Probably the most important lesson from Taco Chronicles is that, in Mexico, taco is a street food but it is not fast food. It takes time and patience to cook the succulent fillings that go on a tortilla. Even making a tortilla is a laborious process based on centuries-old traditions.
Episode 1 is about al pastor taco which is especially famous in Mexico City. It traces its origin to the Ottoman Empire and the Lebanese migrants who settled in Mexico who tried to recreate their beloved shawarma by substituting pork for lamb. Al pastor tacos are filled with layers of pork marinated in adobo sauce, stacked and grilled in a vertical spit. Yes, just the the spit on which meat is cooked for making shawarma.

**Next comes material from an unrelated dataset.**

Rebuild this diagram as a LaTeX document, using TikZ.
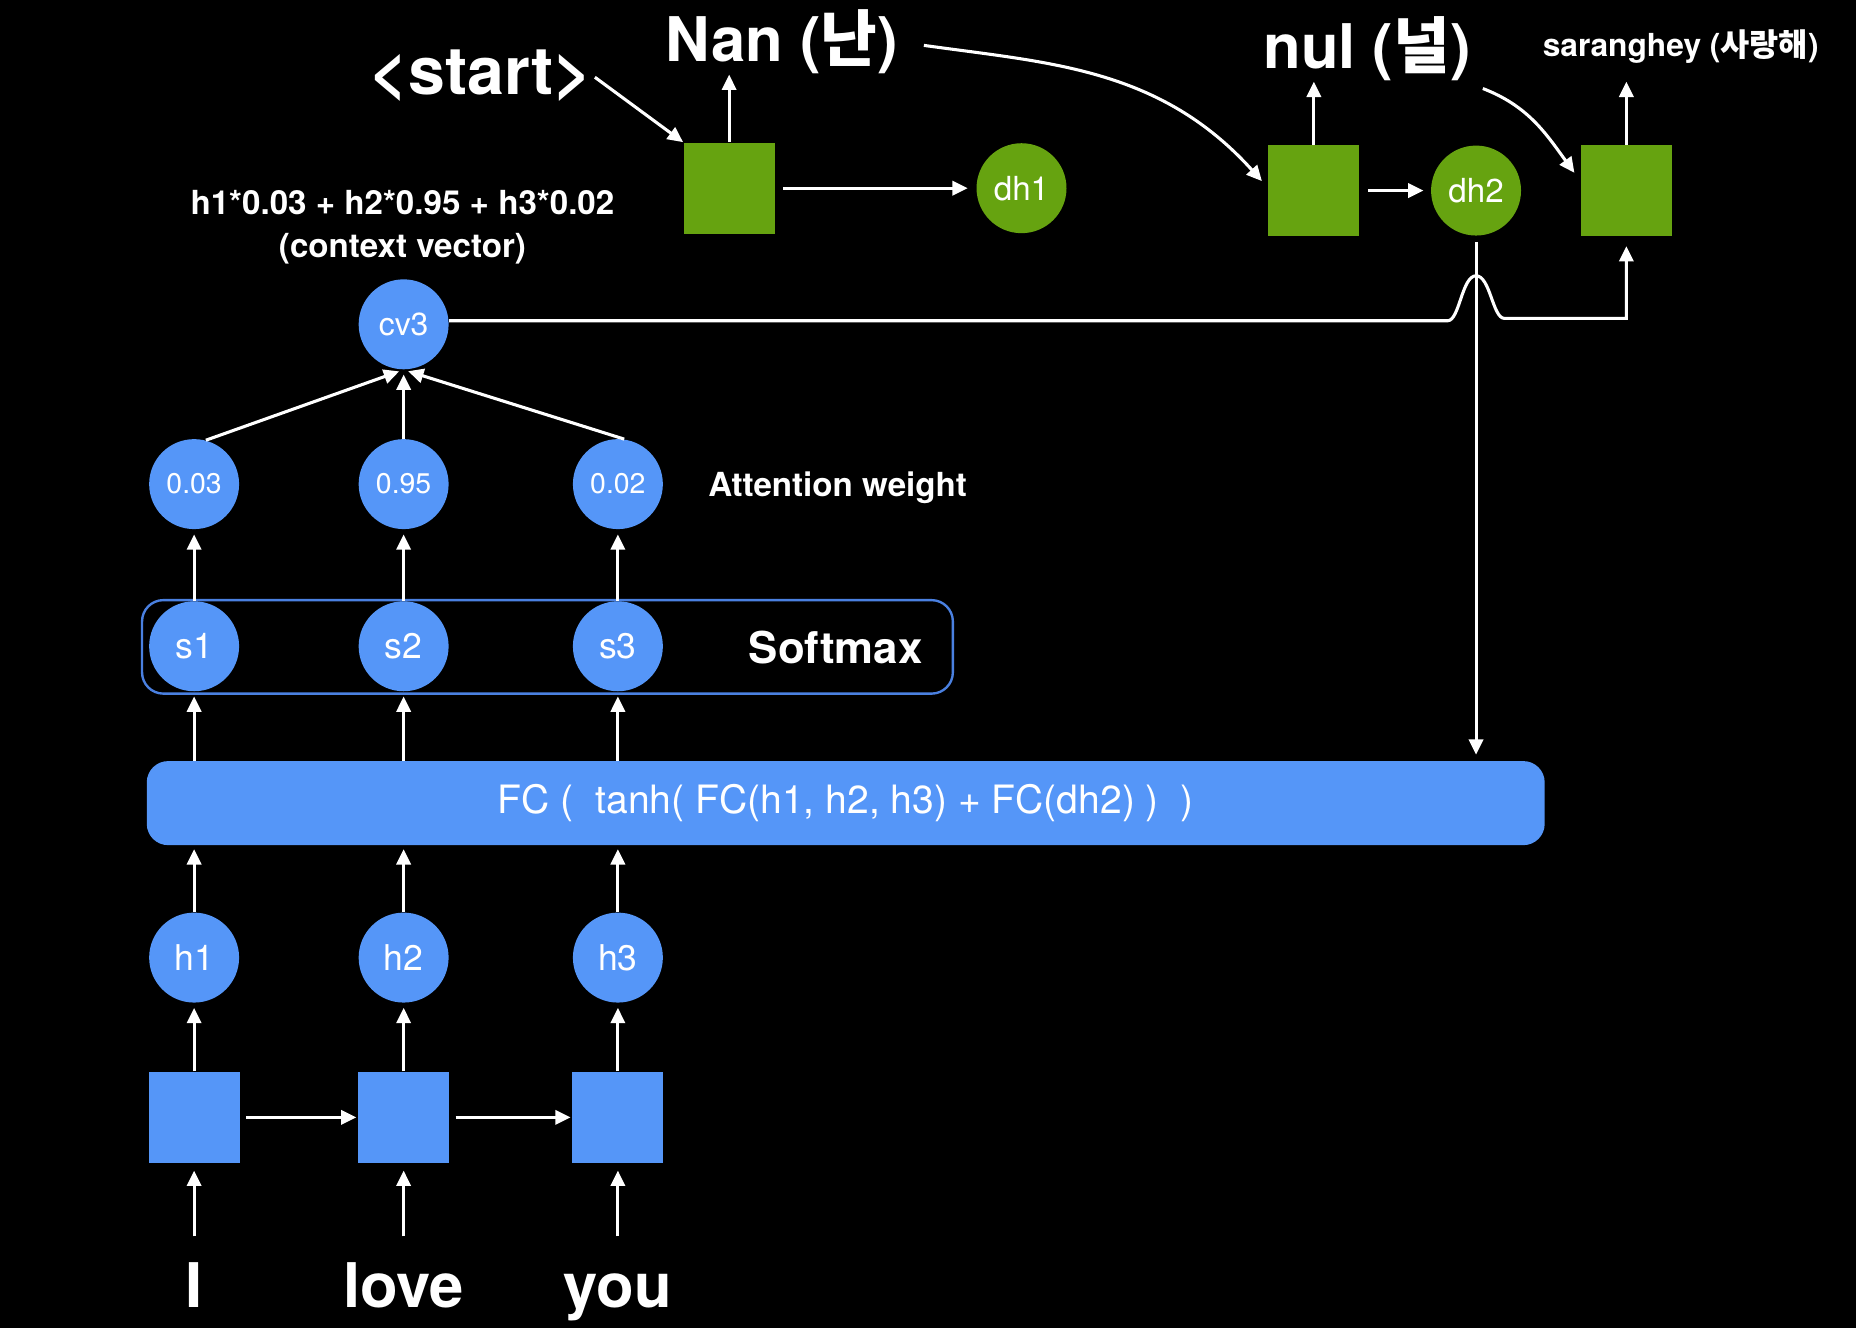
\documentclass[tikz,border=0pt]{standalone}
\usepackage{fontspec}
\setmainfont{TeX Gyre Heros}
\newfontfamily\kr{Noto Sans CJK KR}
\usetikzlibrary{arrows.meta,calc}
\definecolor{bblue}{RGB}{85,150,248}
\definecolor{ggreen}{RGB}{102,163,16}
\definecolor{bline}{RGB}{74,128,224}
\begin{document}
\begin{tikzpicture}[x=0.5pt,y=-0.5pt,
  >={Triangle[length=6.5pt,width=6pt]},
  conn/.style={draw=white,line width=1.3pt,->},
  bcirc/.style={circle,fill=bblue,minimum size=38pt,inner sep=0pt,text=white,font=\fontsize{15}{16}\selectfont},
  acirc/.style={bcirc,font=\fontsize{12}{14}\selectfont},
  bsq/.style={rectangle,fill=bblue,minimum size=38.5pt,inner sep=0pt},
  gsq/.style={rectangle,fill=ggreen,minimum size=38.5pt,inner sep=0pt},
  gcirc/.style={circle,fill=ggreen,minimum size=38pt,inner sep=0pt,text=white,font=\fontsize{14}{16}\selectfont},
  word/.style={text=white,inner sep=0pt,font=\bfseries\fontsize{26}{30}\selectfont,text height=19pt,text depth=6pt},
  big/.style={text=white,inner sep=0pt,font=\bfseries\fontsize{26}{30}\selectfont},
  lbl/.style={text=white,inner sep=0pt,font=\bfseries\fontsize{14}{18}\selectfont},
  fcbar/.style={rectangle,rounded corners=9pt,fill=bblue,minimum width=590.5pt,minimum height=35.5pt,text=white,inner sep=0pt,font=\fontsize{16.5}{18}\selectfont},
  smframe/.style={rectangle,draw=bline,line width=1pt,rounded corners=9pt,minimum width=342.5pt,minimum height=39.5pt,inner sep=0pt}
]
\fill[black] (0,0) rectangle (1568,1122);
\useasboundingbox (0,0) rectangle (1568,1122);

% encoder squares and words
\node[bsq] (sq1) at (164,944) {};
\node[bsq] (sq2) at (341,944) {};
\node[bsq] (sq3) at (522,944) {};
\node[word,anchor=base] (w1) at (164,1105) {I};
\node[word,anchor=base] (w2) at (341,1105) {love};
\node[word,anchor=base] (w3) at (522,1105) {you};
\foreach \i in {1,2,3}{
  \draw[conn,shorten <=11pt,shorten >=3pt] (w\i.north) -- (sq\i.south);
}
\draw[conn,shorten <=2.5pt,shorten >=0.5pt] (sq1.east) -- (sq2.west);
\draw[conn,shorten <=2.5pt,shorten >=0.5pt] (sq2.east) -- (sq3.west);

% hidden states
\node[bcirc] (h1) at (164,809) {h1};
\node[bcirc] (h2) at (341,809) {h2};
\node[bcirc] (h3) at (522,809) {h3};
\foreach \i in {1,2,3}{
  \draw[conn,shorten >=2pt] (sq\i.north) -- (h\i.south);
}

% FC bar
\node[fcbar] (fc) at (714.5,678.5) {FC (\ \ tanh( FC(h1, h2, h3) + FC(dh2) )\ \ )};
\foreach \i in {1,2,3}{
  \draw[conn,shorten >=1.5pt] (h\i.north) -- (h\i.north |- fc.south);
}

% softmax
\node[smframe] (smbox) at (462.5,546.5) {};
\node[bcirc] (s1) at (164,546) {s1};
\node[bcirc] (s2) at (341,546) {s2};
\node[bcirc] (s3) at (522,546) {s3};
\node[lbl,font=\bfseries\fontsize{18.5}{20}\selectfont] (smt) at (706,547) {Softmax};
\foreach \i in {1,2,3}{
  \draw[conn,shorten >=2pt] (s\i.south |- fc.north) -- (s\i.south);
}

% attention weights
\node[acirc] (a1) at (164,409) {0.03};
\node[acirc] (a2) at (341,409) {0.95};
\node[acirc] (a3) at (522,409) {0.02};
\node[lbl,anchor=west] (aw) at (598,412) {Attention weight};
\foreach \i in {1,2,3}{
  \draw[conn,shorten >=2pt] (s\i.north) -- (a\i.south);
}

% context vector
\node[bcirc,font=\fontsize{13.5}{15}\selectfont] (cv3) at (341,274) {cv3};
\node[lbl,align=center] (ctx) at (340,192) {h1*0.03 + h2*0.95 + h3*0.02\\(context vector)};
\draw[conn,shorten >=2pt] (a1.75) -- (cv3.south);
\draw[conn,shorten >=2pt] (a2.north) -- (cv3.south);
\draw[conn,shorten >=2pt] (a3.82) -- (cv3.south);

% decoder
\node[gsq] (gb1) at (616,159) {};
\node[gcirc] (dh1) at (863,159) {dh1};
\node[gsq] (gb2) at (1110,161) {};
\node[gcirc] (dh2) at (1247,161) {dh2};
\node[gsq] (gb3) at (1374,161) {};
\coordinate (o1) at (616,63);
\coordinate (o2) at (1110,69);
\coordinate (o3) at (1374,69);

\node[big,anchor=base west,font=\bfseries\fontsize{28}{30}\selectfont] (st) at (312,80) {<start>};
\node[big,anchor=base west] (nan) at (562,52) {Nan ({\kr 난})};
\node[big,anchor=base west] (nul) at (1067,58) {nul ({\kr 널})};
\node[lbl,font=\bfseries\fontsize{13.4}{15}\selectfont,anchor=base west] (sar) at (1303,48) {saranghey ({\kr 사랑해})};

\draw[conn] (gb1.north) -- (o1);
\draw[conn] (gb2.north) -- (o2);
\draw[conn] (gb3.north) -- (o3);
\draw[conn,shorten <=1pt] (st.east) -- (gb1.north west);
\draw[conn,shorten >=3.5pt,shorten <=3.5pt] (gb1.east) -- (dh1.west);
\draw[conn,shorten >=3pt,shorten <=3.5pt] (gb2.east) -- (dh2.west);
\draw[conn,shorten <=11pt] (nan.east) to[out=-8,in=132] ([xshift=-2.5pt,yshift=4pt]gb2.west);
\draw[conn] ([xshift=5pt,yshift=-3pt]nul.south east) to[out=-21,in=126] ([xshift=-2.5pt,yshift=7.5pt]gb3.west);

% context line with hop over
\coordinate (hl) at (1223,271);
\coordinate (hr) at (1271,269);
\draw[conn,shorten >=4pt] ([yshift=1.5pt]cv3.east) -- (hl)
  .. controls (1233,271) and (1235,233) .. (1247,233)
  .. controls (1259,233) and (1261,269) .. (hr)
  -- (gb3.south |- hr) -- (gb3.south);
\draw[conn,shorten <=2.5pt,shorten >=2.5pt] (dh2.south) -- (dh2.south |- fc.north);
\end{tikzpicture}
\end{document}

Episode 2 deals with carnitas tacos. And carnitas is not what those pretentious cooks on Food Network make. This is meat from different parts of the pig, with the skin, cooked slowly in its own fat like the French duck confit.

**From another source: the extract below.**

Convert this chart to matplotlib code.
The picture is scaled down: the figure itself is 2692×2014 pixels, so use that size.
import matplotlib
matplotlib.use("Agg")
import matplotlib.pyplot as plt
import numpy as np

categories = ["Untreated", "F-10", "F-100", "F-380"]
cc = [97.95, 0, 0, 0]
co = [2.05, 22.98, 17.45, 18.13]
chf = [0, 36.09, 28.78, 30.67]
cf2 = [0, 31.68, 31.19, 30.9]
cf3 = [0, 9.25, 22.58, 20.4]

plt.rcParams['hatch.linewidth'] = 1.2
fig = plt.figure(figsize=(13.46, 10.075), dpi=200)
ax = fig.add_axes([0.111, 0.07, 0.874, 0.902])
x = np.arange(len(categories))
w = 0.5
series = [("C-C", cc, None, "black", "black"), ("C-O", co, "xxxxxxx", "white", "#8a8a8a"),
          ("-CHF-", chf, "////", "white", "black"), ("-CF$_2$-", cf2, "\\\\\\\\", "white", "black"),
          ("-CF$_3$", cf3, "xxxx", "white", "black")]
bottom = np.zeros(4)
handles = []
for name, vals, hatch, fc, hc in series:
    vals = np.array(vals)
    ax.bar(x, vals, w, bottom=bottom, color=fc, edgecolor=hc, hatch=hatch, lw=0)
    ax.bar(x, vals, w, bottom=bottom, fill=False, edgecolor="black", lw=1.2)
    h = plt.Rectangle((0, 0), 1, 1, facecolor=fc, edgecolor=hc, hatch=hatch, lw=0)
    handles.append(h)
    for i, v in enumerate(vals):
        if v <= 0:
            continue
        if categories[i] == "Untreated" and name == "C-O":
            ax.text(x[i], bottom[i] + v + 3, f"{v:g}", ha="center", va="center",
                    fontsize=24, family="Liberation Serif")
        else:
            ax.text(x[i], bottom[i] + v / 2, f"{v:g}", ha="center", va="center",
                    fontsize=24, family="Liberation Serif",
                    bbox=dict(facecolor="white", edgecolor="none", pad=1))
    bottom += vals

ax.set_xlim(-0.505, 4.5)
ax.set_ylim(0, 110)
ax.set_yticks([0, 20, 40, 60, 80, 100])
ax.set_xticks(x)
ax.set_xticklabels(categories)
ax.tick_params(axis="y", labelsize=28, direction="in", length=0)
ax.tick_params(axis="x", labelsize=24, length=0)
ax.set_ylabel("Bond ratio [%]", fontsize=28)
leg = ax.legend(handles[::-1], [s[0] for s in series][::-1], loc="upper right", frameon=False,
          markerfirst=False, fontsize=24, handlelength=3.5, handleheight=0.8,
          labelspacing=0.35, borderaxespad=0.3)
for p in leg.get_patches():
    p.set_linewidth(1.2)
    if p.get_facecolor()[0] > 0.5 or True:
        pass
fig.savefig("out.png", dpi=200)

Episode 3 is my favorite. Canasta or basket tacos. The cheapest taco stacked in baskets and sold by vendors on bicycles. The filling can be potatoes, beans, sausages… but the most popular is chicharron — minced fatty pork skin stewed with carmelized onions and chilies.
Episode 4 covers asada or grilled meat tacos, the taco variety that is probably most known outside of Mexico has grilled beef for its filling.

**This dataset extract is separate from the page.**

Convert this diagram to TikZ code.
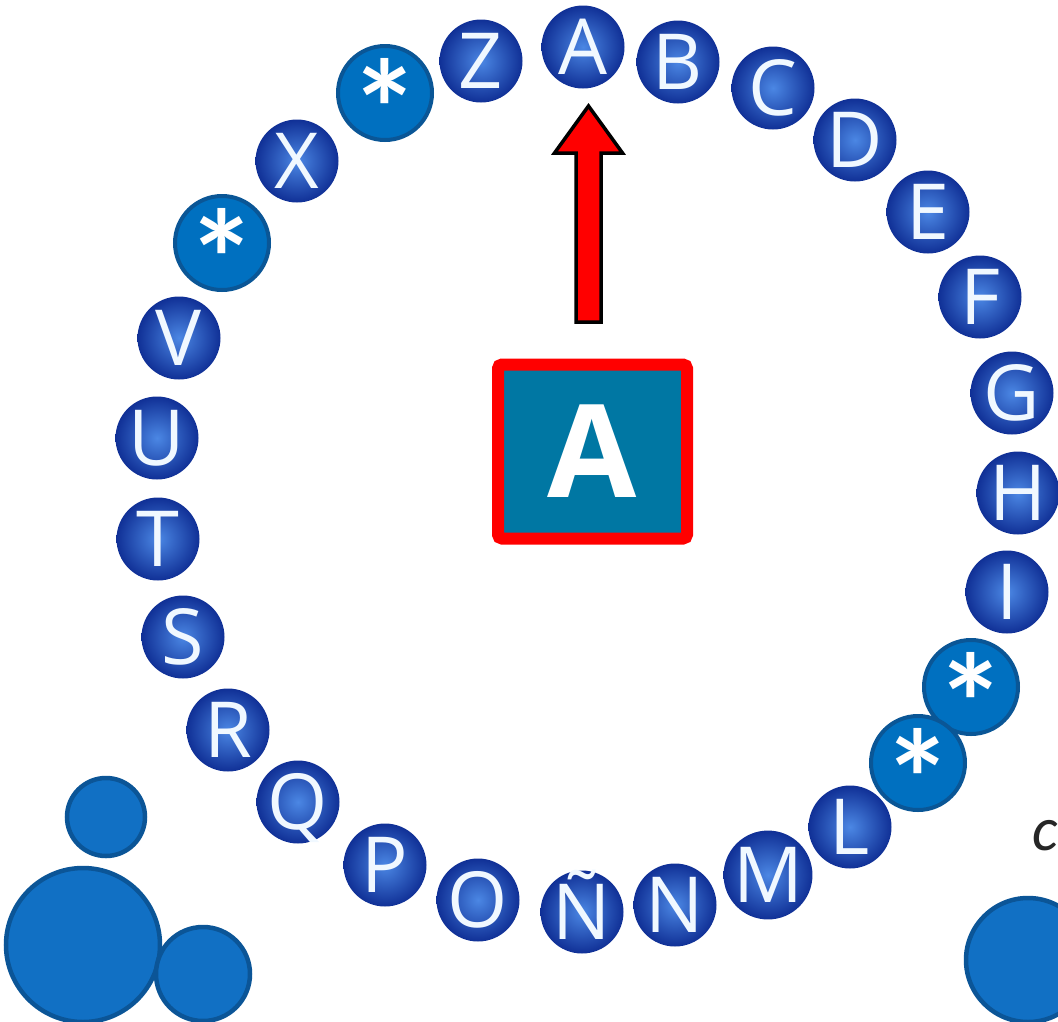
\documentclass[tikz,border=0pt]{standalone}
\usepackage{fontspec}
\setmainfont{Open Sans}
\newfontfamily\ballfont{Open Sans}
\newfontfamily\boldfont{Open Sans}
\newfontfamily\starfont{Lato}
\newfontfamily\handfont{Lato}
\usetikzlibrary{calc}
\definecolor{balledge}{RGB}{16,48,150}
\definecolor{ballin}{RGB}{75,135,228}
\definecolor{starfill}{RGB}{0,112,192}
\definecolor{starline}{RGB}{10,86,150}
\definecolor{dotfill}{RGB}{17,112,196}
\definecolor{dotline}{RGB}{11,85,151}
\definecolor{boxfill}{RGB}{0,119,163}
\definecolor{letterwhite}{RGB}{240,248,255}
\newcommand{\starglyph}{\raisebox{-50pt}{*}}
\begin{document}
\begin{tikzpicture}[x=0.75pt,y=-0.75pt,
  ball/.style={circle, minimum size={83*0.75pt}, inner sep=0pt,
    shading=radial, inner color=ballin, outer color=balledge,
    text=letterwhite, font=\ballfont\fontsize{58}{58}\selectfont,
    text height={41.4pt}, text depth=0pt},
  starball/.style={circle, minimum size={94*0.75pt}, inner sep=0pt,
    fill=starfill, draw=starline, line width={4*0.75pt},
    text=white, font=\starfont\bfseries\fontsize{100}{100}\selectfont,
    text height=0pt, text depth=0pt},
  dot/.style={circle, inner sep=0pt, fill=dotfill, draw=dotline, line width={4.5*0.75pt}},
  keybox/.style={rectangle, minimum width={189*0.75pt}, minimum height={174*0.75pt},
    inner sep=0pt, fill=boxfill, draw=red, line width={12*0.75pt}, rounded corners={3pt},
    text=white, font=\boldfont\bfseries\fontsize{97}{97}\selectfont,
    text height={69pt}, text depth=0pt},
  bigarrow/.style={fill=red, draw=black, line width={3.5*0.75pt}, line join=miter}
]
\useasboundingbox (0,0) rectangle (1058,1022);

% ring of letters
\node[ball] (lA) at (583,47) {A};
\node[ball] (lB) at (678,62) {B};
\node[ball] (lC) at (773,88) {C};
\node[ball] (lD) at (855,140) {D};
\node[ball] (lE) at (928,212) {E};
\node[ball] (lF) at (980,297) {F};
\node[ball] (lG) at (1012,393) {G};
\node[ball] (lH) at (1018,493) {H};
\node[ball] (lI) at (1007,592) {I};
\node[starball] (s1) at (971,687) {\starglyph};
\node[starball] (s2) at (918,763) {\starglyph};
\node[ball] (lL) at (850,827) {L};
\node[ball] (lM) at (768,875) {M};
\node[ball] (lN) at (675,905) {N};
\node[ball] (lNN) at (582,912) {Ñ};
\node[ball] (lO) at (478,900) {O};
\node[ball] (lP) at (385,865) {P};
\node[ball] (lQ) at (298,802) {Q};
\node[ball] (lR) at (228,730) {R};
\node[ball] (lS) at (183,637) {S};
\node[ball] (lT) at (158,539) {T};
\node[ball] (lU) at (157,438) {U};
\node[ball] (lV) at (179,338) {V};
\node[starball] (s3) at (222,243) {\starglyph};
\node[ball] (lX) at (297,161) {X};
\node[starball] (s4) at (385,93) {\starglyph};
\node[ball] (lZ) at (481,61) {Z};

% central key
\node[keybox] (key) at (592.5,451.5) {A};

% arrow
\coordinate (abase) at (588.5,322);
\coordinate (atip) at (588.5,106);
\draw[bigarrow] (atip) -- ($(atip)+(34,47)$) -- ($(atip)+(12.5,47)$) -- ($(abase)+(12.5,0)$)
  -- ($(abase)+(-12.5,0)$) -- ($(atip)+(-12.5,47)$) -- ($(atip)+(-34,47)$) -- cycle;

% decorative dots
\node[dot, minimum size={78*0.75pt}] (d1) at (106,817) {};
\node[dot, minimum size={154*0.75pt}] (d2) at (83,945) {};
\node[dot, minimum size={94*0.75pt}] (d3) at (203,974) {};
\node[dot, minimum size={124*0.75pt}] (d4) at (1028,960) {};
\node[anchor=base west, inner sep=0pt, font=\handfont\itshape\fontsize{44}{44}\selectfont, text=black!85] (tc) at (1032,850) {c};
\end{tikzpicture}
\end{document}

Barbacoa taco covered in Episode 5 is probably the most indulgent of all. The filling comes from a whole lamb, cut into portions, each wrapped in agave leaf and baked in a wood-fired pit dug into the ground for ten to twelve hours. The meat cooks in its own juices so the natural flavors are retained.
Finally, in Episode 6, tacos de guisado, and guisado here is not the equivalent of sauteed as the word is used in the Philippines. Tacos de guisado are filled with various stews which can include tomato rice, beans, cheese-stuffed chilies or even eggs. And, of course, there’s stewed meat which come in an endless variety, color and flavor.
It was an eye-opener for me, really, because I used to think that tortillas and carnitas equal taco. And that’s already a huge leap from my first taco experience which was so bad it made me think that Mexican food was terrible. Soft tortillas did not become available in groceries here in the Philippines until, well… it has to be around the second half of the first decade of the 21st century. Before that, there were only hard-shell tortillas which were sold in boxes as hard-shell tacos.
One night in the 1990s, my mother-in-law, a true-blue baby-boomer who became a young adult during the American colonial rule and therefore embraced American culture with gusto, served “tacos” for dinner. It was the favorite of her second youngest son, she declared. The experience would be repeated over a decade later when a friend served tacos at her house in exactly the same way.
Everything that was supposed to go into the hard-shell tortillas were laid out on the table and we were all meant to assemble our own tacos. Shredded lettuce went in first followed by cooked ground beef topped by chopped onion and tomatoes, and — the crowning glory — shredded cheese. I had no issues with the fillings. Tossed together and drizzled with dressing, they’s make a lovely salad. But was that really a taco? And how to eat the damn “taco” without everything falling and making a mess?
I recalled all that while watching the six episodes of Taco Chronicles. I wished so much that all that information had been available to us all those years ago. Then, we would have better appreciation and more respect for this Mexican streetfood. As you may have surmised by now, hard-shell taco is not eaten in Mexico. It’s essentially Mexican-American and not even remotely similar to Mexican taco.